On East Jefferson Boulevard, Oswald ditched a windbreaker he'd been wearing since he left his rooming house on Beckley Avenue. He continued west on East Jefferson, past Beckley Avenue and onto West Jefferson toward the Texas Theatre.†
A witness to the Tippit murder had alerted police to the shooting and sirens could be heard throughout the neighborhood.†
Calvin Brewer, who managed Hardy's Shoe store, heard the sirens and, from radio broadcasts, was aware of both the shooting of President Kennedy and officer Tippit. Brewer told the Warren Commission that "'he looked up and saw the man enter the lobby,' a recessed area extending about 15 feet between the sidewalk and the front door of his store." Brewer said that as the police sirens became more faint, the man, who he said was wearing only a T-shirt and no jacket, "looked over his shoulder and turned around and walked up West Jefferson towards the theater."
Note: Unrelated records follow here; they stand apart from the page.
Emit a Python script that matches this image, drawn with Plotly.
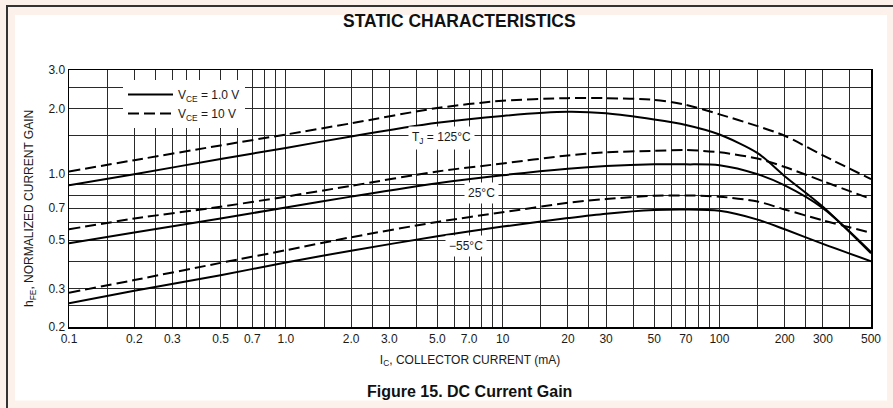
import plotly.graph_objects as go

# ---- data ----
ic_ma = [0.1, 0.2, 0.5, 1, 2, 5, 10, 20, 30, 50, 70, 100, 150, 200, 300, 500]

h125_v1 = [0.89, 1.00, 1.175, 1.32, 1.49, 1.72, 1.85, 1.93, 1.90, 1.78, 1.68, 1.52, 1.25, 0.98, 0.71, 0.435]
h125_v10 = [1.03, 1.16, 1.355, 1.52, 1.71, 2.01, 2.17, 2.23, 2.23, 2.19, 2.08, 1.88, 1.66, 1.50, 1.22, 0.95]
h25_v1 = [0.483, 0.541, 0.627, 0.705, 0.79, 0.91, 0.99, 1.06, 1.09, 1.11, 1.11, 1.10, 1.00, 0.89, 0.70, 0.44]
h25_v10 = [0.56, 0.627, 0.71, 0.79, 0.885, 1.03, 1.12, 1.22, 1.26, 1.28, 1.29, 1.26, 1.18, 1.08, 0.93, 0.77]
hm55_v1 = [0.257, 0.293, 0.345, 0.395, 0.447, 0.52, 0.576, 0.63, 0.66, 0.686, 0.69, 0.68, 0.62, 0.56, 0.48, 0.40]
hm55_v10 = [0.287, 0.328, 0.393, 0.449, 0.515, 0.605, 0.67, 0.74, 0.77, 0.797, 0.80, 0.79, 0.75, 0.69, 0.615, 0.54]

x_major = [0.1, 0.2, 0.3, 0.5, 0.7, 1, 2, 3, 5, 7, 10, 20, 30, 50, 70, 100, 200, 300, 500]
x_major_text = ["0.1", "0.2", "0.3", "0.5", "0.7", "1.0", "2.0", "3.0", "5.0", "7.0",
                "10", "20", "30", "50", "70", "100", "200", "300", "500"]
x_minor = [0.15, 0.25, 0.35, 0.4, 0.6, 0.8, 0.9, 1.5, 2.5, 4, 6, 8, 9,
           15, 25, 40, 60, 80, 90, 150, 250, 400]
y_major = [0.2, 0.3, 0.5, 0.7, 1.0, 2.0, 3.0]
y_major_text = ["0.2", "0.3", "0.5", "0.7", "1.0", "2.0", "3.0"]
y_minor = [0.25, 0.4, 0.6, 0.8, 0.9, 1.5, 2.5]

FONT = "Liberation Sans, Arial, sans-serif"
DASH = "11px,5px"
GRID = "#2a2a2a"
TXT = "#1a1a1a"

fig = go.Figure()

series = [
    (h125_v1, "solid", "V<sub>CE</sub> = 1.0 V", True),
    (h125_v10, DASH, "V<sub>CE</sub> = 10 V", True),
    (h25_v1, "solid", "25 solid", False),
    (h25_v10, DASH, "25 dashed", False),
    (hm55_v1, "solid", "-55 solid", False),
    (hm55_v10, DASH, "-55 dashed", False),
]
for ys, dash, name, show in series:
    fig.add_trace(go.Scatter(
        x=ic_ma, y=ys, mode="lines", name=name, showlegend=show,
        line=dict(color="black", width=2, dash=dash, shape="spline", smoothing=0.8),
        hoverinfo="skip"))

# plot area in pixels: x 69..871, y 70..327
L, R, T, B = 69, 871, 70, 327
W, H = 893, 408


def px(xp):
    return (xp - L) / (R - L)


def py(yp):
    return (B - yp) / (B - T)


shapes = [
    dict(type="rect", xref="paper", yref="paper", x0=px(15), x1=px(887), y0=py(400.5), y1=py(15),
         fillcolor="white", line=dict(width=0), layer="below"),
    dict(type="line", xref="paper", yref="paper", x0=px(6), x1=px(893), y0=py(6), y1=py(6),
         line=dict(color="#333333", width=2)),
    dict(type="line", xref="paper", yref="paper", x0=px(7), x1=px(7), y0=py(6), y1=py(408),
         line=dict(color="#333333", width=2)),
]

annotations = [
    dict(text="<b>STATIC CHARACTERISTICS</b>", xref="paper", yref="paper",
         x=px(459), y=py(21), xanchor="center", yanchor="middle", showarrow=False,
         font=dict(size=17.5, color="#111", family=FONT)),
    dict(text="<b>Figure 15. DC Current Gain</b>", xref="paper", yref="paper",
         x=px(469.5), y=py(391), xanchor="center", yanchor="middle", showarrow=False,
         font=dict(size=16, color="#111", family=FONT)),
    dict(text="h<sub>FE</sub>, NORMALIZED CURRENT GAIN", xref="paper", yref="paper",
         x=px(30), y=py(209), xanchor="center", yanchor="middle", showarrow=False, textangle=-90,
         font=dict(size=12, color=TXT, family=FONT)),
    dict(text="T<sub>J</sub> = 125°C", x=0.716, y=0.1646, xref="x", yref="y", showarrow=False,
         xanchor="center", yanchor="middle",
         bgcolor="white", borderpad=3, font=dict(size=12, color=TXT, family=FONT)),
    dict(text="25°C", x=0.9027, y=-0.0844, xref="x", yref="y", showarrow=False,
         xanchor="center", yanchor="middle",
         bgcolor="white", borderpad=3, font=dict(size=12, color=TXT, family=FONT)),
    dict(text="−55°C", x=0.8289, y=-0.3283, xref="x", yref="y", showarrow=False,
         xanchor="center", yanchor="middle",
         bgcolor="white", borderpad=3, font=dict(size=12, color=TXT, family=FONT)),
]

axis_common = dict(type="log", tickmode="array", showgrid=True, gridcolor=GRID, gridwidth=1,
                   showline=True, mirror=True, linecolor="black", linewidth=1.5, ticks="",
                   zeroline=False, tickfont=dict(size=12, color=TXT, family=FONT))

fig.update_layout(
    width=W, height=H,
    margin=dict(l=L, r=W - R, t=T, b=H - B, pad=0),
    paper_bgcolor="#fdf2eb", plot_bgcolor="white",
    font=dict(family=FONT, size=12, color=TXT),
    shapes=shapes, annotations=annotations,
    legend=dict(x=px(123), y=py(80), xanchor="left", yanchor="top", bgcolor="white",
                borderwidth=0, font=dict(size=12, color=TXT, family=FONT),
                tracegroupgap=0, itemwidth=45),
    xaxis=dict(axis_common, range=[-1, 2.69897], tickvals=x_major, ticktext=x_major_text,
               minor=dict(tickmode="array", tickvals=x_minor, showgrid=True,
                          gridcolor=GRID, gridwidth=1, ticks=""),
               title=dict(text="I<sub>C</sub>, COLLECTOR CURRENT (mA)", standoff=10,
                          font=dict(size=12, color=TXT, family=FONT))),
    yaxis=dict(axis_common, range=[-0.69897, 0.47712], tickvals=y_major, ticktext=y_major_text,
               minor=dict(tickmode="array", tickvals=y_minor, showgrid=True,
                          gridcolor=GRID, gridwidth=1, ticks="")),
)

fig.write_html("out.html", config={"displayModeBar": False, "staticPlot": True},
               post_script="document.body.style.margin='0';")
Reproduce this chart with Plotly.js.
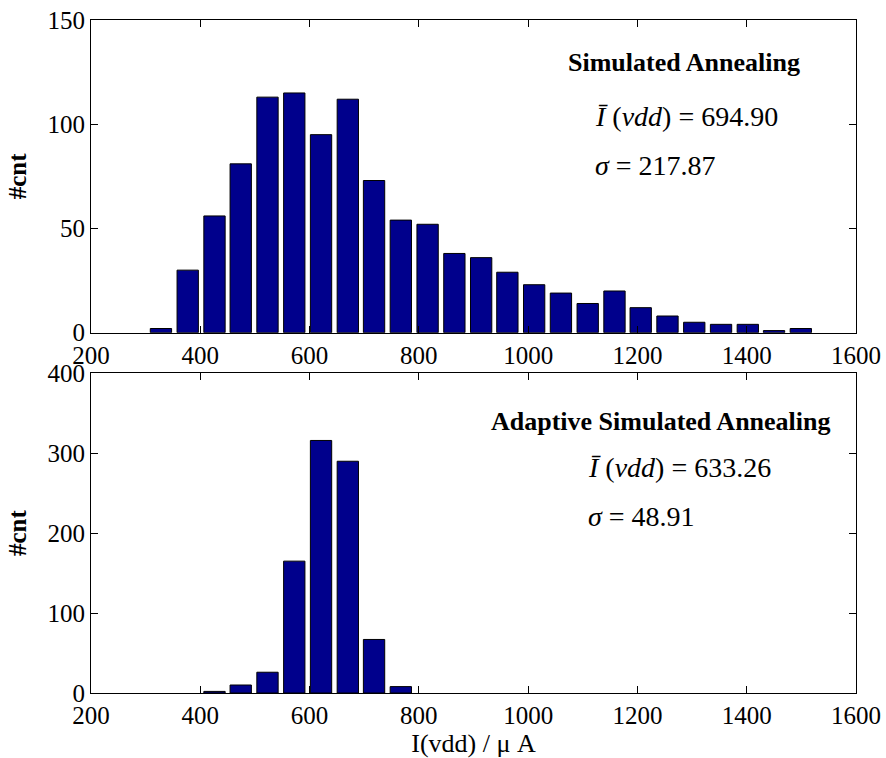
<!DOCTYPE html>
<html><head><meta charset="utf-8">
<script src="https://cdn.plot.ly/plotly-3.0.1.min.js"></script>
<style>html,body{margin:0;padding:0;background:#fff}</style>
</head><body><div id="chart" style="width:886px;height:758px"></div>
<script>
// ---- data ----
const binCentersSA = [328, 377, 426, 474, 523, 572, 621, 670, 718, 767, 816, 865, 914,
                      962, 1011, 1060, 1109, 1158, 1206, 1255, 1304, 1353, 1402, 1450, 1499];
const countsSA = [2, 30, 56, 81, 113, 115, 95, 112, 73, 54, 52, 38, 36,
                  29, 23, 19, 14, 20, 12, 8, 5, 4, 4, 1, 2];
const binCentersASA = [426, 474, 523, 572, 621, 670, 718, 767];
const countsASA = [2, 10, 26, 165, 316, 290, 67, 8];

const xTickVals = [200, 400, 600, 800, 1000, 1200, 1400, 1600];
const yTickValsSA = [0, 50, 100, 150];
const yTickValsASA = [0, 100, 200, 300, 400];

const labelSA = "Simulated Annealing";
const meanSA = "694.90";
const sigmaSA = "217.87";
const labelASA = "Adaptive Simulated Annealing";
const meanASA = "633.26";
const sigmaASA = "48.91";
const xTitle = "I(vdd) / \u03bc A";
const yTitle = "#cnt";

// ---- styling ----
const FONT = "'Liberation Serif', 'Times New Roman', serif";
const barColor = "#00008c";
const binWidth = 39;

const traces = [
  {type: "bar", x: binCentersSA, y: countsSA, width: binWidth, xaxis: "x", yaxis: "y",
   marker: {color: barColor, line: {color: "#000", width: 1}}, showlegend: false, hoverinfo: "x+y"},
  {type: "bar", x: binCentersASA, y: countsASA, width: binWidth, xaxis: "x2", yaxis: "y2",
   marker: {color: barColor, line: {color: "#000", width: 1}}, showlegend: false, hoverinfo: "x+y"}
];

function xAxis(anchor, withTitle) {
  const a = {
    anchor: anchor, range: [200, 1600], tickvals: xTickVals, ticktext: xTickVals.map(String),
    ticks: "inside", ticklen: 7, tickcolor: "#000", showline: true, linecolor: "#000", linewidth: 1,
    mirror: "ticks", showgrid: false, zeroline: false,
    tickfont: {family: FONT, size: 25, color: "#000"}
  };
  if (withTitle) a.title = {text: xTitle, font: {family: FONT, size: 26, color: "#000"}, standoff: 0};
  return a;
}
function yAxis(anchor, domain, range, ticks) {
  return {
    anchor: anchor, domain: domain, range: range, tickvals: ticks, ticktext: ticks.map(String),
    ticks: "inside", ticklen: 7, tickcolor: "#000", showline: true, linecolor: "#000", linewidth: 1,
    mirror: "ticks", showgrid: false, zeroline: false,
    tickfont: {family: FONT, size: 25, color: "#000"},
    title: {text: "<b>" + yTitle + "</b>", font: {family: FONT, size: 25, color: "#000"}, standoff: 13}
  };
}

function ann(xref, yref, x, y, text, size) {
  return {xref: xref, yref: yref, x: x, y: y, text: text, showarrow: false,
          xanchor: "left", yanchor: "middle", font: {family: FONT, size: size, color: "#000"}};
}

const layout = {
  width: 886, height: 758,
  margin: {l: 91, r: 30, t: 20, b: 65},
  paper_bgcolor: "#fff", plot_bgcolor: "#fff",
  bargap: 0,
  xaxis: xAxis("y", false),
  yaxis: yAxis("x", [0.5354, 1], [0, 150], yTickValsSA),
  xaxis2: xAxis("y2", true),
  yaxis2: yAxis("x2", [0, 0.475], [0, 400], yTickValsASA),
  annotations: [
    ann("x", "y", 1070, 129.4, "<b>" + labelSA + "</b>", 26),
    ann("x", "y", 1119, 103.5, "<i>\u012a</i> (<i>vdd</i>) = " + meanSA, 28),
    ann("x", "y", 1119, 80.4, "<i>\u03c3</i> = " + sigmaSA, 28),
    ann("x2", "y2", 928, 340, "<b>" + labelASA + "</b>", 26),
    ann("x2", "y2", 1105, 281.6, "<i>\u012a</i> (<i>vdd</i>) = " + meanASA, 28),
    ann("x2", "y2", 1105, 220.4, "<i>\u03c3</i> = " + sigmaASA, 28)
  ]
};

Plotly.newPlot("chart", traces, layout, {displayModeBar: false, staticPlot: true});
</script>
</body></html>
"He just looked funny to me," Brewer is quoted as saying in the Warren Report. "His hair was sort of messed up and looked like he had been running, and he looked scared, and he looked funny."
Julia Postal, who was selling tickets at the theater, saw a man duck inside without getting a ticket. Brewer asked Postal if the man had paid for his ticket and she said he hadn't. Postal called the police as Brewer followed the man into the theater.†
A short time later, 15 police officers arrived at the theater and secured all exits while searching both the balcony and lower seating area.†
"Patrolman M. N. McDonald, with Patrolmen R. Hawkins, T. A. Hutson, and C. T. Walker, entered the theatre from the rear. Other policemen entered the front door and searched the balcony. Detective Paul L. Bentley rushed to the balcony and told the projectionist to turn up the house lights. Brewer met McDonald and the other policemen at the alley exit door, stepped out onto the stage with them and pointed out the man who had come into the theatre without paying. The man was Oswald. He was sitting alone in the rear of the main floor of the theatre near the right center aisle. About six or seven people were seated on the theatre's main floor and an equal number in the balcony."
According to testimony in the Warren Report, Oswald stood up, bringing up both hands and, as officers began to search him, he struck McDonald between the eyes with his left fist. A scuffle took place as Dallas police officers struggled to gain control of both Oswald and his revolver.
Oswald, sought at this time only for the murder of officer Tippit, was eventually subdued, arrested and taken to Dallas police headquarters.
After returning to police headquarters from the Texas School Book Depository, Capt. J.W. "Will" Fritz, with the Dallas Police Department, instructed a detective to get a search warrant and to arrest a man named Lee Oswald who lived on Fifth Street in Irving. According to testimony in the Warren Report, Sgt. Gerald Hill "asked why Oswald was wanted and Fritz replied, 'Well, he was employed down at the Book Depository and he had not been present for a roll call of the employees.' Hill said, 'Captain, we will save you a trip ... there he sits.'"
Oswald was later formally implicated in Tippit's murder due to forensic testing of a Smith & Wesson revolver found on him during his arrest at the theater.